— Start of Supplied material —

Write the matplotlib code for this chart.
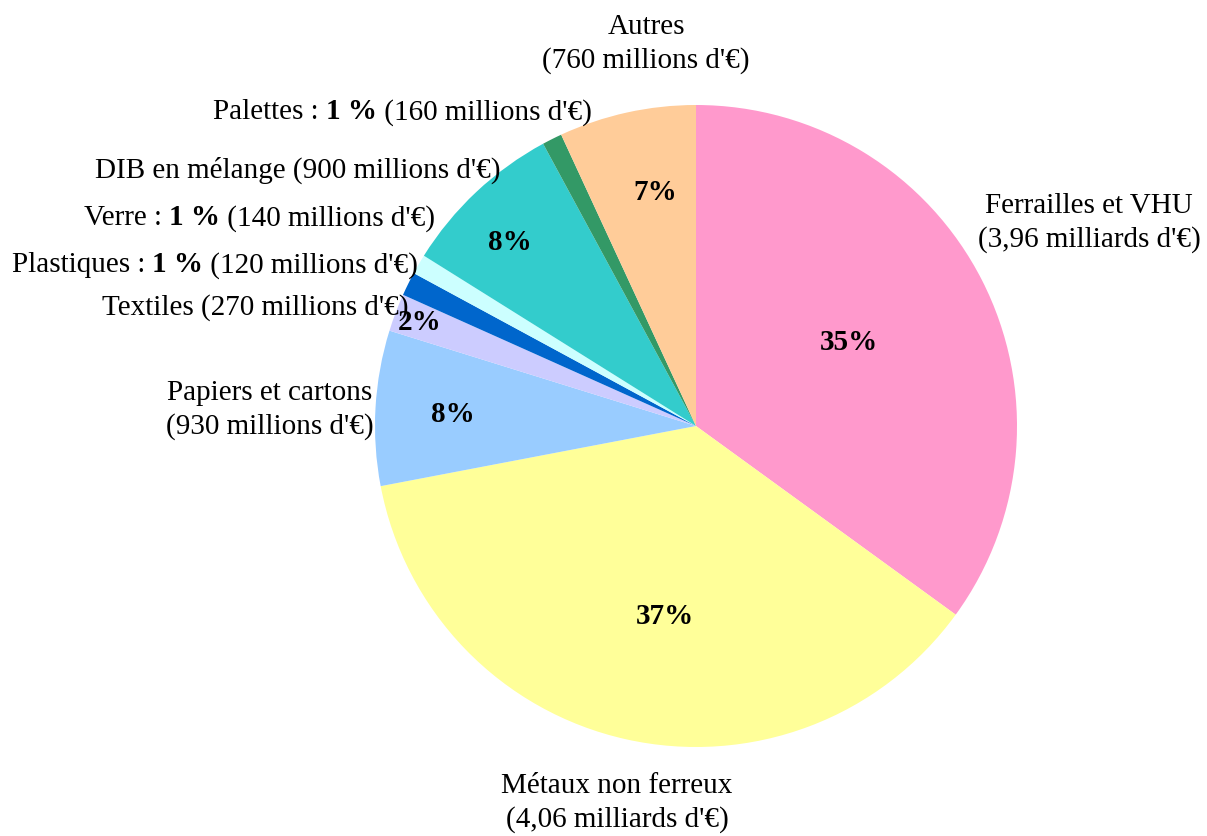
import matplotlib.pyplot as plt
from matplotlib.offsetbox import TextArea, HPacker, AnnotationBbox

plt.rcParams["font.family"] = ["Liberation Serif", "DejaVu Serif"]

# slices, clockwise from 12 o'clock
categories = ["Ferrailles et VHU", "Métaux non ferreux", "Papiers et cartons",
              "Textiles", "Plastiques", "Verre", "DIB en mélange", "Palettes", "Autres"]
shares = [35.0, 37.0, 7.8, 1.9, 1.2, 1.0, 8.2, 1.0, 6.9]
amounts = ["3,96 milliards d'€", "4,06 milliards d'€", "930 millions d'€",
           "270 millions d'€", "120 millions d'€", "140 millions d'€",
           "900 millions d'€", "160 millions d'€", "760 millions d'€"]
inner_pct = ["35%", "37%", "8%", "2%", "", "", "8%", "", "7%"]
colors = ["#FF99CC", "#FFFF99", "#99CCFF", "#CCCCFF", "#0066CC",
          "#CCFFFF", "#33CCCC", "#339966", "#FFCC99"]

W, H = 1207, 837
fig = plt.figure(figsize=(W / 100, H / 100), dpi=100)
ax = fig.add_axes([0, 0, 1, 1])

cx, cy, r = 696, H - 427, 321
ax.pie(shares, colors=colors, startangle=90, counterclock=False,
       center=(cx, cy), radius=r, wedgeprops=dict(linewidth=0), frame=True)
ax.set_xlim(0, W)
ax.set_ylim(0, H)
ax.set_aspect("equal")
ax.axis("off")

fs = 21

# inner percentage labels (pixel positions, y from top)
pct_pos = [(849, 343), (665, 617), (453, 414), (420, 322), None, None,
           (510, 243), None, (655, 192)]
for txt, pos in zip(inner_pct, pct_pos):
    if txt and pos:
        ax.text(pos[0], H - pos[1], txt, ha="center", va="center",
                fontsize=fs, fontweight="bold")


def centered_two_lines(x, y, name, amount):
    ax.text(x, H - y, name + "\n(" + amount + ")", ha="center", va="center",
            fontsize=fs, linespacing=1.3)


def mixed_right(xr, y, parts):
    areas = [TextArea(t, textprops=dict(fontsize=fs, fontweight=w)) for t, w in parts]
    box = HPacker(children=areas, align="baseline", pad=0, sep=0)
    ab = AnnotationBbox(box, (xr, H - y), xycoords="data", box_alignment=(1, 0.5),
                        frameon=False, pad=0)
    ax.add_artist(ab)


centered_two_lines(1089, 223, categories[0], amounts[0])
centered_two_lines(617, 803, categories[1], amounts[1])
centered_two_lines(270, 410, categories[2], amounts[2])
centered_two_lines(646, 44, categories[8], amounts[8])

mixed_right(408, 308, [(categories[3] + " (" + amounts[3] + ")", "normal")])
mixed_right(418, 265, [(categories[4] + " : ", "normal"), ("1 %", "bold"),
                       (" (" + amounts[4] + ")", "normal")])
mixed_right(435, 218, [(categories[5] + " : ", "normal"), ("1 %", "bold"),
                       (" (" + amounts[5] + ")", "normal")])
mixed_right(500, 170, [(categories[6] + " (" + amounts[6] + ")", "normal")])
mixed_right(592, 112, [(categories[7] + " : ", "normal"), ("1 %", "bold"),
                       (" (" + amounts[7] + ")", "normal")])

fig.savefig("out.png", dpi=100)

— End of Supplied material —

# What is needed
Restate exactly, please, only the lines between the start of the data and the line containing "fontsize=fs, linespacing=1.3)", both ends included, skipping the pictures.

# Correct output
Write the matplotlib code for this chart.
import matplotlib.pyplot as plt
from matplotlib.offsetbox import TextArea, HPacker, AnnotationBbox

plt.rcParams["font.family"] = ["Liberation Serif", "DejaVu Serif"]

# slices, clockwise from 12 o'clock
categories = ["Ferrailles et VHU", "Métaux non ferreux", "Papiers et cartons",
              "Textiles", "Plastiques", "Verre", "DIB en mélange", "Palettes", "Autres"]
shares = [35.0, 37.0, 7.8, 1.9, 1.2, 1.0, 8.2, 1.0, 6.9]
amounts = ["3,96 milliards d'€", "4,06 milliards d'€", "930 millions d'€",
           "270 millions d'€", "120 millions d'€", "140 millions d'€",
           "900 millions d'€", "160 millions d'€", "760 millions d'€"]
inner_pct = ["35%", "37%", "8%", "2%", "", "", "8%", "", "7%"]
colors = ["#FF99CC", "#FFFF99", "#99CCFF", "#CCCCFF", "#0066CC",
          "#CCFFFF", "#33CCCC", "#339966", "#FFCC99"]

W, H = 1207, 837
fig = plt.figure(figsize=(W / 100, H / 100), dpi=100)
ax = fig.add_axes([0, 0, 1, 1])

cx, cy, r = 696, H - 427, 321
ax.pie(shares, colors=colors, startangle=90, counterclock=False,
       center=(cx, cy), radius=r, wedgeprops=dict(linewidth=0), frame=True)
ax.set_xlim(0, W)
ax.set_ylim(0, H)
ax.set_aspect("equal")
ax.axis("off")

fs = 21

# inner percentage labels (pixel positions, y from top)
pct_pos = [(849, 343), (665, 617), (453, 414), (420, 322), None, None,
           (510, 243), None, (655, 192)]
for txt, pos in zip(inner_pct, pct_pos):
    if txt and pos:
        ax.text(pos[0], H - pos[1], txt, ha="center", va="center",
                fontsize=fs, fontweight="bold")


def centered_two_lines(x, y, name, amount):
    ax.text(x, H - y, name + "\n(" + amount + ")", ha="center", va="center",
            fontsize=fs, linespacing=1.3)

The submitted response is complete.